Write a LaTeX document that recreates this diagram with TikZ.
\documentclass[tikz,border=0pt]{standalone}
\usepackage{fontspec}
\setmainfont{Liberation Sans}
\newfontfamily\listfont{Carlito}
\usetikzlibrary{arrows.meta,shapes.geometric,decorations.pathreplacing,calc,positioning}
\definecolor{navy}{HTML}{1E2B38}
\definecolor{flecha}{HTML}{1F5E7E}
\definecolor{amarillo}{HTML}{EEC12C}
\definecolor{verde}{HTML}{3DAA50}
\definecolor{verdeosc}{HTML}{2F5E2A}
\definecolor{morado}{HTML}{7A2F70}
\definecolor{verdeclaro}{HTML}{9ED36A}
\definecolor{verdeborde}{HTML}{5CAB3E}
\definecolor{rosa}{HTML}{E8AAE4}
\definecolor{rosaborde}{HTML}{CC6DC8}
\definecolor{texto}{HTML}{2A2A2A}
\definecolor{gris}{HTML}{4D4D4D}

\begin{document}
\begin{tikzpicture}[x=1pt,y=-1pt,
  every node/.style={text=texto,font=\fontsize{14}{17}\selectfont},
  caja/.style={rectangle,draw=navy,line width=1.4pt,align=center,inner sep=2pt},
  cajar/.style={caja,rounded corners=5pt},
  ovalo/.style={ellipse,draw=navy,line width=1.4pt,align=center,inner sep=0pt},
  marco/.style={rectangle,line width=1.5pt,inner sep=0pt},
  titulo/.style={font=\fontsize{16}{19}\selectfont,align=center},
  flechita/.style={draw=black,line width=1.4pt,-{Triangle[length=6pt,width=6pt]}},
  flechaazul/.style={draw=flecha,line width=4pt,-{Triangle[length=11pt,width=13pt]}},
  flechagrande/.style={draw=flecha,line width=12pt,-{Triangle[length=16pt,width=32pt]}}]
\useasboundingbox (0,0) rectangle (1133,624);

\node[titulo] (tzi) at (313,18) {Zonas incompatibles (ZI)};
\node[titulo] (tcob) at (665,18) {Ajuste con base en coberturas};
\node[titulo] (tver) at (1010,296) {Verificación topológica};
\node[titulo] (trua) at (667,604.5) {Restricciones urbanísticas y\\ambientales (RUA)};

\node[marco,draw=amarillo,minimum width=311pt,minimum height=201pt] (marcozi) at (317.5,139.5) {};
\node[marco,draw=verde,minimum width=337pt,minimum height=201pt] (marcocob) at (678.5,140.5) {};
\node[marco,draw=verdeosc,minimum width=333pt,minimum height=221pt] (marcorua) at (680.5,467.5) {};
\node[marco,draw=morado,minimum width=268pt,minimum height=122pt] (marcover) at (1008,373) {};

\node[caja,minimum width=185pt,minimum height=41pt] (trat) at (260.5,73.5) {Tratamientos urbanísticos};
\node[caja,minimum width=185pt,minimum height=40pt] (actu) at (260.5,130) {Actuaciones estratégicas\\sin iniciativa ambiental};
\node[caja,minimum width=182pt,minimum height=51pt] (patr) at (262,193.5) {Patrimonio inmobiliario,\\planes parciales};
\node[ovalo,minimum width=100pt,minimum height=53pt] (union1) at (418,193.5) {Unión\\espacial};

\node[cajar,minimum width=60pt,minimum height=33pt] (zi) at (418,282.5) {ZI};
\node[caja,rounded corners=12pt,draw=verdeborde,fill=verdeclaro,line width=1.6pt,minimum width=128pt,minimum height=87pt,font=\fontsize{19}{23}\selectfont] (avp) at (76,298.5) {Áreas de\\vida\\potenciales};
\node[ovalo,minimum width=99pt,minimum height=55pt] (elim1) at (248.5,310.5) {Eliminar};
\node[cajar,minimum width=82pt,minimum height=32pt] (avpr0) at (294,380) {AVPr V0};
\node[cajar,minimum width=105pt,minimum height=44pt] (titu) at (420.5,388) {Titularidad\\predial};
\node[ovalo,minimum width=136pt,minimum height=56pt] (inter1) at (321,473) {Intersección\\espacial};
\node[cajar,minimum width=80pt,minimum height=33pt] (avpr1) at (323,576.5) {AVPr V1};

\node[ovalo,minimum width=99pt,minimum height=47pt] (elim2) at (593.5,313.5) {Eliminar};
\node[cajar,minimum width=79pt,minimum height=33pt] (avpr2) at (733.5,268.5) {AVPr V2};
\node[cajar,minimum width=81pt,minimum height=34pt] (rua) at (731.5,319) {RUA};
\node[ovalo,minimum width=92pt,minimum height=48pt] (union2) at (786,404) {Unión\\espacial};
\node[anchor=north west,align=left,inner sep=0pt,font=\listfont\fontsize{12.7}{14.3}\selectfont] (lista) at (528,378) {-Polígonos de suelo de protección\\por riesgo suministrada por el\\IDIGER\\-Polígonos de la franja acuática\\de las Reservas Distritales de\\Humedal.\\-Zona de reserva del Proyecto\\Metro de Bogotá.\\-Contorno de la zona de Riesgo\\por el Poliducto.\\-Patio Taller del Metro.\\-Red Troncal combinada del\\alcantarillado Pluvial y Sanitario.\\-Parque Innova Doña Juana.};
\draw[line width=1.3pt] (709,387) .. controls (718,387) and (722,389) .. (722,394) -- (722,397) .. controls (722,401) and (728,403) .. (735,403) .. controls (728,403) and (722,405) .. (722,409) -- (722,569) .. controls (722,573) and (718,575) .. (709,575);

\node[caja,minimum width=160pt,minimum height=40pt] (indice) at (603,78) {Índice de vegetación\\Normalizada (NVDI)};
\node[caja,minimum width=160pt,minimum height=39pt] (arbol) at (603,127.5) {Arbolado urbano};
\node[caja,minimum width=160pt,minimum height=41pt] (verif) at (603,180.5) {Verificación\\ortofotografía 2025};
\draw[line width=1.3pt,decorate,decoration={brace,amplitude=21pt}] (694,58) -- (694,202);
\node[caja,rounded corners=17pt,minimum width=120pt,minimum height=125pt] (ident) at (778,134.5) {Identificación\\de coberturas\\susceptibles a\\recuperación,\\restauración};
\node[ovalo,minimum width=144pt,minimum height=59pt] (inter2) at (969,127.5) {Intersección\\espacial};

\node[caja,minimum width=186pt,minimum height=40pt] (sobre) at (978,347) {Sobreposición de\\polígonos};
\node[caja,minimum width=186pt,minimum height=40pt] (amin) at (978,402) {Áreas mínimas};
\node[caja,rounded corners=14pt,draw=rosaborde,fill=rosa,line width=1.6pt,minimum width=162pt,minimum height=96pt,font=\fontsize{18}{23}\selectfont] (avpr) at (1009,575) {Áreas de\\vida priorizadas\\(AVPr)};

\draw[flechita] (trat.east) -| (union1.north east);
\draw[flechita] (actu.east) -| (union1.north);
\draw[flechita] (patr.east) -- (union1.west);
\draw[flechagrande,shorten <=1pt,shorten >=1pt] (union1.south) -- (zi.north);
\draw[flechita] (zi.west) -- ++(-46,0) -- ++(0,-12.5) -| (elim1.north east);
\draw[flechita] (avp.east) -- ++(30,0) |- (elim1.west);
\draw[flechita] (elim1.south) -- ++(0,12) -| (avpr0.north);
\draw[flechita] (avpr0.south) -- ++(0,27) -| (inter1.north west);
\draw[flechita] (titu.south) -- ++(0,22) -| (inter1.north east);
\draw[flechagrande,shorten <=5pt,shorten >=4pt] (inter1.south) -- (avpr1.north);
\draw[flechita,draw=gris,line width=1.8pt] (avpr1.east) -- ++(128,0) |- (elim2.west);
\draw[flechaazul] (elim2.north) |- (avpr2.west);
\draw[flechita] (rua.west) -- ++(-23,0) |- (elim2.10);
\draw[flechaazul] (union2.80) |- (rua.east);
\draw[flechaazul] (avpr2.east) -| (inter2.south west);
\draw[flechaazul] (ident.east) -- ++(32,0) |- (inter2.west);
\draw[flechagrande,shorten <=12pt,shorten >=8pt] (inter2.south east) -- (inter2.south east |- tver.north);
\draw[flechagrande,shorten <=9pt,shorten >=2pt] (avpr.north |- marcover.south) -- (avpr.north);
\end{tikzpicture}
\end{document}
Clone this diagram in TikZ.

************

*Exercise details:*
Reproduce word for word the lines of the records above, beginning at the first and ending with the line where "width=268pt,minimum height=122pt] (marcover)" appears, and nothing past it.

*In response:*
Write a LaTeX document that recreates this diagram with TikZ.
\documentclass[tikz,border=0pt]{standalone}
\usepackage{fontspec}
\setmainfont{Liberation Sans}
\newfontfamily\listfont{Carlito}
\usetikzlibrary{arrows.meta,shapes.geometric,decorations.pathreplacing,calc,positioning}
\definecolor{navy}{HTML}{1E2B38}
\definecolor{flecha}{HTML}{1F5E7E}
\definecolor{amarillo}{HTML}{EEC12C}
\definecolor{verde}{HTML}{3DAA50}
\definecolor{verdeosc}{HTML}{2F5E2A}
\definecolor{morado}{HTML}{7A2F70}
\definecolor{verdeclaro}{HTML}{9ED36A}
\definecolor{verdeborde}{HTML}{5CAB3E}
\definecolor{rosa}{HTML}{E8AAE4}
\definecolor{rosaborde}{HTML}{CC6DC8}
\definecolor{texto}{HTML}{2A2A2A}
\definecolor{gris}{HTML}{4D4D4D}

\begin{document}
\begin{tikzpicture}[x=1pt,y=-1pt,
  every node/.style={text=texto,font=\fontsize{14}{17}\selectfont},
  caja/.style={rectangle,draw=navy,line width=1.4pt,align=center,inner sep=2pt},
  cajar/.style={caja,rounded corners=5pt},
  ovalo/.style={ellipse,draw=navy,line width=1.4pt,align=center,inner sep=0pt},
  marco/.style={rectangle,line width=1.5pt,inner sep=0pt},
  titulo/.style={font=\fontsize{16}{19}\selectfont,align=center},
  flechita/.style={draw=black,line width=1.4pt,-{Triangle[length=6pt,width=6pt]}},
  flechaazul/.style={draw=flecha,line width=4pt,-{Triangle[length=11pt,width=13pt]}},
  flechagrande/.style={draw=flecha,line width=12pt,-{Triangle[length=16pt,width=32pt]}}]
\useasboundingbox (0,0) rectangle (1133,624);

\node[titulo] (tzi) at (313,18) {Zonas incompatibles (ZI)};
\node[titulo] (tcob) at (665,18) {Ajuste con base en coberturas};
\node[titulo] (tver) at (1010,296) {Verificación topológica};
\node[titulo] (trua) at (667,604.5) {Restricciones urbanísticas y\\ambientales (RUA)};

\node[marco,draw=amarillo,minimum width=311pt,minimum height=201pt] (marcozi) at (317.5,139.5) {};
\node[marco,draw=verde,minimum width=337pt,minimum height=201pt] (marcocob) at (678.5,140.5) {};
\node[marco,draw=verdeosc,minimum width=333pt,minimum height=221pt] (marcorua) at (680.5,467.5) {};
\node[marco,draw=morado,minimum width=268pt,minimum height=122pt] (marcover) at (1008,373) {};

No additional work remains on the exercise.